Mary Coffin, EVP of Wells Fargo Home Mortgage Servicing, Testifies Before the U.S. House of Representatives Financial Services Subcommittee
Washington, D.C. — July 25, 2008
"Chairman Frank, Ranking Member Bachus, and Members of the Financial Services Committee, thank you for the opportunity to share Wells Fargo’s perspective on our loan servicing practices and current market conditions. "I’m Mary Coffin, head of Wells Fargo’s mortgage servicing division. Wells Fargo services one of every 8 mortgage loans in America or $1.5 trillion in loans that either we originated or were originated by others. Our national presence and the makeup of our portfolio provide a vantage point for critical insights that guide our company’s actions as well as the industry initiatives we have advocated. "Clearly, the foreclosure issue has expanded beyond its genesis with subprime ARM resets to the full credit spectrum of customers, particularly in geographies facing the greatest market corrections. Declines in housing prices, rapidly rising costs of living, unemployment, and shifting consumer spending habits are driving the need for continued customized solutions. "Our work has included creating a higher level of cooperation between servicers, Fannie and Freddie, and other investors to produce streamlined processes for distressed consumers through reduced documentation, simplified communication, and fast-track loan modifications. Additionally, we have worked with not-for-profit counselors who help at-risk borrowers manage all of their debts. Working together on a comprehensive view of the borrower’s obligations enables us to reach affordability that is lasting. "Because our company’s vision has long been to help our customers succeed financially and build lifelong relationships, we hold ourselves accountable for working with customers through various methods to reach affordability. Yet, as I am sure you are aware, there are limits to what we can do. As a responsible servicer, we must make sure each customized decision is economically sound for customers and investors such as pension plans and employee 401(k) owners. "Foreclosures are a measure of absolute last resort. They destabilize communities and are devastating for the families involved. Servicers are not incented to foreclose. The lengthy foreclosure process exposes servicers to potential risks associated with unrecoverable advances, fees, and penalties.
"To further avert foreclosures, we have responded to the increased need to effectively help our customers manage their delinquencies by increasing staffing. In 2005, the team dedicated to assisting at-risk borrowers consisted of 200 experts. Today, we have more than 1,000. We monitor our volume of calls daily and shift experienced staff from one department within our company to another. "To ensure our overall effectiveness, we conducted a study of our customers 60 or more days past due, not in bankruptcy or foreclosure. The study showed that we connected with 94 percent of our customers. Of every 10, 7 worked with us to find a solution, 2 declined our help, and the remainder were either unreachable or a solution simply could not be found. And we do have solutions that work – refinances, payment reductions, repayment plans, short sales, and others. Most importantly, 60 percent of these customers improved their delinquency status and averted foreclosure.

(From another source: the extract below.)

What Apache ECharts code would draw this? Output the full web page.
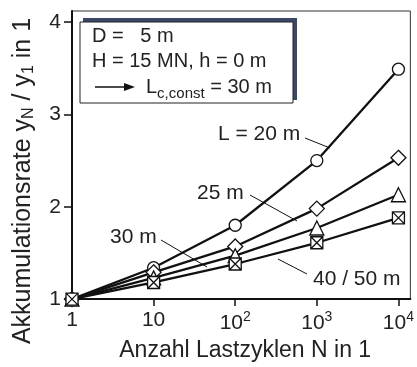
<!DOCTYPE html>
<html><head><meta charset="utf-8">
<script src="https://cdn.jsdelivr.net/npm/echarts@6/dist/echarts.min.js"></script>
<style>html,body{margin:0;padding:0;background:#fff}#c{width:417px;height:367px}</style>
</head><body><div id="c"></div>
<script>
// ---- data ----
const cycles = [1, 10, 100, 1000, 10000];
const valsL20 = [1, 1.34, 1.80, 2.50, 3.49];
const valsL25 = [1, 1.29, 1.57, 1.98, 2.53];
const valsL30 = [1, 1.23, 1.47, 1.77, 2.13];
const valsL4050 = [1, 1.18, 1.38, 1.61, 1.88];
const yTicks = [1, 2, 3, 4];
const xTicks = [1, 10, 100, 1000, 10000];
const seriesNames = ['L = 20 m', '25 m', '30 m', '40 / 50 m'];

const FONT = '"Liberation Sans", Arial, sans-serif';
const TXT = '#222';
const INK = '#111';

function pairs(vals){ return cycles.map((n,i)=>[n, vals[i]]); }

const xSquare = 'path://M0 0H10V10H0Z M0 0L10 10 M10 0L0 10';

function mk(name, vals, symbol, size){
  return {
    name, type:'line', data: pairs(vals), symbol, symbolSize: size,
    lineStyle:{color:INK, width:2.3},
    itemStyle:{color:'#fff', borderColor:INK, borderWidth:1.3},
    emphasis:{disabled:true}, animation:false, z:3
  };
}

const chart = echarts.init(document.getElementById('c'), null, {renderer:'canvas'});
chart.setOption({
  animation:false,
  backgroundColor:'#fff',
  textStyle:{fontFamily:FONT},
  grid:{left:72, right:5, top:11, bottom:63, show:true, borderColor:'#333', borderWidth:1, backgroundColor:'transparent'},
  xAxis:{
    type:'log', logBase:10, min:1, max:14000,
    axisLine:{show:true, lineStyle:{color:INK, width:2}},
    axisTick:{show:true, inside:false, length:7, lineStyle:{color:INK, width:1.5}, customValues:xTicks},
    minorTick:{show:false},
    splitLine:{show:false},
    axisLabel:{
      customValues:xTicks, margin:11, fontSize:21, color:TXT, fontFamily:FONT,
      formatter:function(v){
        const e = Math.round(Math.log10(v));
        if (e===0) return '1';
        if (e===1) return '10';
        return '10{sup|'+e+'}';
      },
      rich:{sup:{fontSize:14, color:TXT, fontFamily:FONT, padding:[0,0,13,0]}}
    },
    name:'Anzahl Lastzyklen N in 1', nameLocation:'middle', nameGap:38,
    nameTextStyle:{fontSize:23, color:TXT, fontFamily:FONT, padding:[0,0,0,8]}
  },
  yAxis:{
    type:'value', min:1, max:4.12,
    axisLine:{show:true, lineStyle:{color:INK, width:2}},
    axisTick:{show:true, inside:false, length:8, lineStyle:{color:INK, width:1.5}, customValues:yTicks},
    splitLine:{show:false},
    axisLabel:{customValues:yTicks, margin:11, fontSize:21, color:TXT, fontFamily:FONT}
  },
  series:[
    mk(seriesNames[0], valsL20, 'circle', 12),
    mk(seriesNames[1], valsL25, 'diamond', 15),
    mk(seriesNames[2], valsL30, 'triangle', 14),
    mk(seriesNames[3], valsL4050, xSquare, 12)
  ],
  graphic:[
    // y axis title
    {type:'text', x:23, y:181, rotation:Math.PI/2, z:10,
     style:{text:'Akkumulationsrate y{sub|N} / y{sub|1} in 1', font:'25px '+FONT, fill:TXT, align:'center', verticalAlign:'middle',
       rich:{sub:{fontSize:16, fill:TXT, fontFamily:FONT, padding:[12,0,0,0]}}}},
    // info box shadow + box
    {type:'rect', shape:{x:83, y:18, width:214, height:82}, style:{fill:'#3a4767'}, z:10},
    {type:'rect', shape:{x:80, y:22, width:213, height:81}, style:{fill:'#fff', stroke:'#222', lineWidth:1}, z:11},
    {type:'text', x:92, y:36, z:12, style:{text:'D =   5 m', font:'20px '+FONT, fill:TXT, verticalAlign:'middle'}},
    {type:'text', x:92, y:61, z:12, style:{text:'H = 15 MN, h = 0 m', font:'20px '+FONT, fill:TXT, verticalAlign:'middle'}},
    {type:'line', shape:{x1:95, y1:87, x2:127, y2:87}, style:{stroke:INK, lineWidth:1.5}, z:12},
    {type:'polygon', shape:{points:[[124,83],[135,87],[124,91]]}, style:{fill:INK}, z:12},
    {type:'text', x:146, y:87, z:12, style:{text:'L{sub|c,const} = 30 m', font:'20px '+FONT, fill:TXT, verticalAlign:'middle',
       rich:{sub:{fontSize:15, fill:TXT, fontFamily:FONT, padding:[14,0,0,0]}}}},
    // line labels
    {type:'text', x:218, y:134, z:12, style:{text:'L = 20 m', font:'21px '+FONT, fill:TXT, verticalAlign:'middle'}},
    {type:'line', shape:{x1:305, y1:138, x2:330, y2:148}, style:{stroke:INK, lineWidth:1}, z:12},
    {type:'text', x:197, y:193, z:12, style:{text:'25 m', font:'21px '+FONT, fill:TXT, verticalAlign:'middle'}},
    {type:'line', shape:{x1:250, y1:195, x2:297, y2:221}, style:{stroke:INK, lineWidth:1}, z:12},
    {type:'text', x:110, y:237, z:12, style:{text:'30 m', font:'21px '+FONT, fill:TXT, verticalAlign:'middle'}},
    {type:'line', shape:{x1:161, y1:240, x2:207, y2:267}, style:{stroke:INK, lineWidth:1}, z:12},
    {type:'text', x:313, y:279, z:12, style:{text:'40 / 50 m', font:'21px '+FONT, fill:TXT, verticalAlign:'middle'}},
    {type:'line', shape:{x1:278, y1:259, x2:307, y2:274}, style:{stroke:INK, lineWidth:1}, z:12}
  ]
});
</script></body></html>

"Mr. Chairman and members of the Committee, we want to thank you for your help in encouraging constituents to contact their servicers. Your efforts have played a critical role in our ability to assist more consumers in trouble. "In addition, your leadership has resulted in the Housing and Economic Recovery Act of 2008. This crucial legislation will help return stability to the mortgage markets. This measure, coupled with the Federal Reserve’s new HOEPA rule, will ensure the continued availability of responsible, traditional mortgage products across the credit spectrum. "Since we cannot arbitrarily erase a debt for consumers that they simply cannot afford, we also ask for your continued work in developing policies that ensure the growth of responsible homeownership versus speculative housing investments. "In closing, Wells Fargo is firmly committed to continuing to lead the industry in advocating and conducting fair and responsible lending and servicing. "Mr. Chairman, thank you again, and I would be pleased to answer questions." Wells Fargo Home Mortgage is part of Wells Fargo Bank, N.A. and Wells Fargo & Company, a diversified financial services company with $609 billion in assets. Wells Fargo Bank, N.A. is the only bank in the U.S., and one of only two banks worldwide, to have the highest credit rating from both Moody's Investors Service, "Aaa," and Standard & Poor's Ratings Services, "AAA."